By Dr. S. Chandrasekharan
A year after a resounding victory of NLD in the general elections, the recently held by elections have some lessons for Suu Kyi.
Elections were held for 19 seats- 8 in Shan State, 5 in Yangon and one each in Chin, Mon, Karenni, Arakan, Pegu and Sagaing regions. The vacancies were caused mainly by seats vacated by the ministers and death of a few members. It is important to note that the seats were held mostly by the NLD led by Aung San Suu Kyi and were geographically and ethnically well spread.
Of these the NLD won 9, the Shan Nationalities League for democracy 6, the USDP 2, the All Nationalities’ Democratic Party 1 and the Arakan National Party 1.
In the Shan State, the NLD lost 7 of the 8 states and some analysts have described NLD’s defeat as a “rout.” What has been unsaid is that the NLD retained most of its seats in the majority Bamar regions.
The current election is different from the last general elections in many respects.
- For the NLD, the last elections were fought on the premise NLD first and the candidate second. In the present case the candidates, their ability and performance did matter.
- While there was a massive turn out for the general elections, the enthusiasm of the people was noticed, the turn out this time particularly in the majority Bamar areas was not so enthusiastic.
- This leads to the view that the last elections as one analyst had said- was a kind of referendum with the choice between the old regime and the new one led by Suu Kyi. People obviously threw out the old regime decisively with high expectation from Suu Kyi and her NLD. The results showed that while the NLD was not rejected- people had shown their disappointment even from the majority Bamar areas.

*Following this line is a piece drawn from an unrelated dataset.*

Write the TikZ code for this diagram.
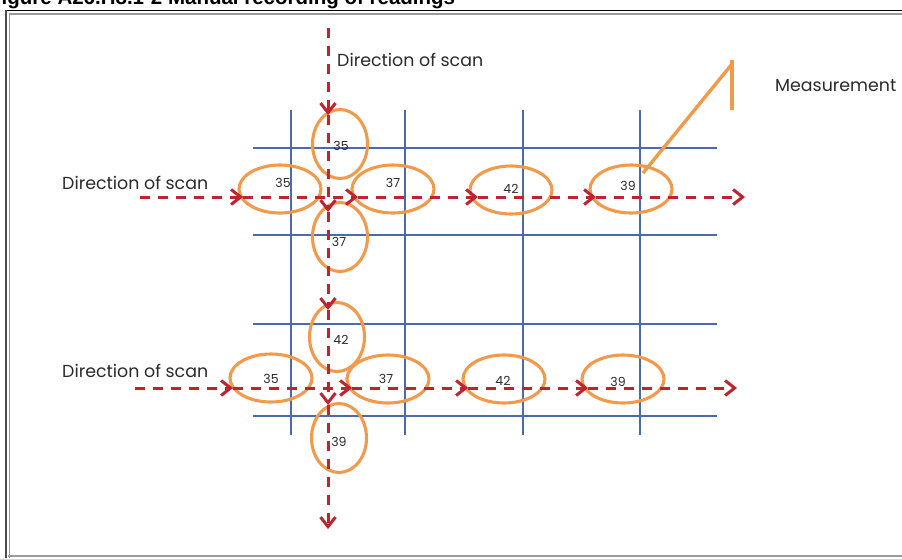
\documentclass[tikz,border=0pt]{standalone}
\usepackage{fontspec}
\setmainfont{Poppins}
\newfontfamily\titlefont{Liberation Sans}
\usetikzlibrary{arrows.meta,shapes.geometric}
\definecolor{scanred}{HTML}{BE2330}
\definecolor{ringorange}{HTML}{F29A4C}
\definecolor{gridblue}{HTML}{4A6AA8}
\definecolor{framegray}{HTML}{9A9A9A}
\definecolor{textgray}{HTML}{2A2A2A}
\begin{document}
\begin{tikzpicture}[x=1pt,y=-1pt,
  scanline/.style={draw=scanred, line width=3pt, dash pattern=on 10pt off 8pt},
  scanarrow/.style={scanline, -{Straight Barb[length=9.5pt,width=15pt,line width=3pt]}},
  gridline/.style={draw=gridblue, line width=1.6pt},
  ring/.style={ellipse, draw=ringorange, line width=3.1pt, inner sep=0pt},
  hring/.style={ring, minimum width=82pt, minimum height=48pt},
  vring/.style={ring, minimum width=55pt, minimum height=69pt},
  num/.style={font=\fontsize{12.5}{13}\selectfont, text=textgray, inner sep=0pt},
  lbl/.style={font=\fontsize{17.4}{18}\selectfont, text=textgray, inner sep=0pt, anchor=west}
]
\useasboundingbox (0,0) rectangle (902,558);
% title (clipped as in the reference)
\node[anchor=base west, inner sep=0pt, font=\titlefont\bfseries\fontsize{20.5}{21}\selectfont] (title) at (-11,4.5) {Figure A26.H8.1-2 Manual recording of readings};
% frame
\draw[black, line width=1.6pt] (6,10.5) -- (902,10.5);
\draw[framegray, line width=2pt] (10,13.5) -- (902,13.5);
\draw[black!70, line width=2.5pt] (6,10) -- (6,558);
\draw[framegray, line width=1.5pt] (9.5,13) -- (9.5,558);
\draw[framegray, line width=2.2pt] (8,556) -- (902,556);

% grid
\foreach \y in {148,235,324,416} \draw[gridline] (253,\y) -- (717,\y);
\foreach \x in {291,405,523,640} \draw[gridline] (\x,110) -- (\x,435);

% rings top group
\node[vring] (v35) at (340,144) {};
\node[vring] (v37) at (340,237) {};
\node[hring] (a35) at (280,189) {};
\node[hring] (a37) at (393,189) {};
\node[hring] (a42) at (511,190) {};
\node[hring] (a39) at (631,189) {};
% rings bottom group
\node[vring] (v42) at (337,337) {};
\node[vring] (v39) at (339,438) {};
\node[hring] (b35) at (271,378) {};
\node[hring] (b37) at (388,379) {};
\node[hring] (b42) at (504,379) {};
\node[hring] (b39) at (623,379) {};

% readings
\node[num] (nv35) at (341,146) {35};
\node[num] (na35) at (283,183) {35};
\node[num] (na37) at (393,183) {37};
\node[num] (nv37) at (339,242) {37};
\node[num] (na42) at (511,189) {42};
\node[num] (na39) at (628,186) {39};
\node[num] (nv42) at (341,340) {42};
\node[num] (nb35) at (271,379) {35};
\node[num] (nb37) at (386,379) {37};
\node[num] (nb42) at (503,381) {42};
\node[num] (nb39) at (618,382) {39};
\node[num] (nv39) at (339,442) {39};

% labels
\node[lbl] (ltop) at (337,60) {Direction of scan};
\node[lbl] (lrow1) at (62,183) {Direction of scan};
\node[lbl] (lrow2) at (62,371) {Direction of scan};
\node[lbl] (lmeas) at (775,86) {Measurement};

% measurement pointer
\coordinate (mtop) at (732,60);
\coordinate (mbot) at (732,110);
\coordinate (mjoin) at (732,64);
\coordinate (mstart) at (643,173);
\draw[ringorange, line width=3.4pt] (mtop) -- (mbot);
\draw[ringorange, line width=3.4pt] (mstart) -- (mjoin);

% vertical scan column
\coordinate (c0) at (328,28);
\coordinate (c1) at (328,115);
\coordinate (c2) at (328,212);
\coordinate (c3) at (328,310);
\coordinate (c4) at (328,405);
\coordinate (c5) at (328,529);
\draw[scanarrow] (c0) -- (c1);
\draw[scanarrow] (c1) -- (c2);
\draw[scanarrow] (c2) -- (c3);
\draw[scanarrow] (c3) -- (c4);
\draw[scanarrow] (c4) -- (c5);

% row 1
\coordinate (r0) at (140,197);
\coordinate (r1) at (243,197);
\coordinate (r2) at (358,197);
\coordinate (r3) at (478,197);
\coordinate (r4) at (596,197);
\coordinate (r5) at (745,197);
\draw[scanarrow] (r0) -- (r1);
\draw[scanarrow] (r1) -- (r2);
\draw[scanarrow] (r2) -- (r3);
\draw[scanarrow] (r3) -- (r4);
\draw[scanarrow] (r4) -- (r5);

% row 2
\coordinate (s0) at (135,388);
\coordinate (s1) at (233,388);
\coordinate (s2) at (352,388);
\coordinate (s3) at (468,388);
\coordinate (s4) at (588,388);
\coordinate (s5) at (737,388);
\draw[scanarrow] (s0) -- (s1);
\draw[scanarrow] (s1) -- (s2);
\draw[scanarrow] (s2) -- (s3);
\draw[scanarrow] (s3) -- (s4);
\draw[scanarrow] (s4) -- (s5);
\end{tikzpicture}
\end{document}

Suu Kyi had been in power for just one year and it is too early to judge her performance by the very first by elections. But what is clear is that the ethnic regions that voted overwhelmingly for her in the General Elections have now placed their faith in regional ethnic entities. The trend is clear. The dilemma for Suu Kyi is how to keep the faith of the majority of Bamars while at the same time reach out to the ethnic minorities who have long been affected by conflicts and poverty?
Of the three priorities of Suu Kyi, national reconciliation was the foremost followed by economic transformation and constitutional changes. The offensive started by the Army soon after the last Panglong Conference is continuing with greater vigour. The economy is yet to pick up and investments from abroad are yet to reach the desired levels. There is yet no hope of any constitutional change.
There appears to be many forces eager to erode the popularity and personal charisma of Suu Kyi. There is also a feeling within her party that decisions are not taken in a transparent manner. It is said that while the previous regime was autocratic, the present one is undemocratic. The killing of U Ko Ni the adviser to Suu Kyi who is a constitutional expert and one who is said to have suggested the new role for Suu Kyi as State Councillor, in a public place in broad day light by other vested interests is a serious issue that cannot be ignored. The unnecessary hype and internationalisation of Rohingiya problem also needs careful attention. The breaking away of 88 Generation – those who had sacrificed tremendously to form another party and contest the next elections is a pointer to the disenchantment of the old faithfuls.
In all, the tasks before Suu Kyi are formidable. With the Army still unrelenting, her cautious reaction as one saw in the BBC interview was understandable. But still there are lessons to be learnt from the by elections.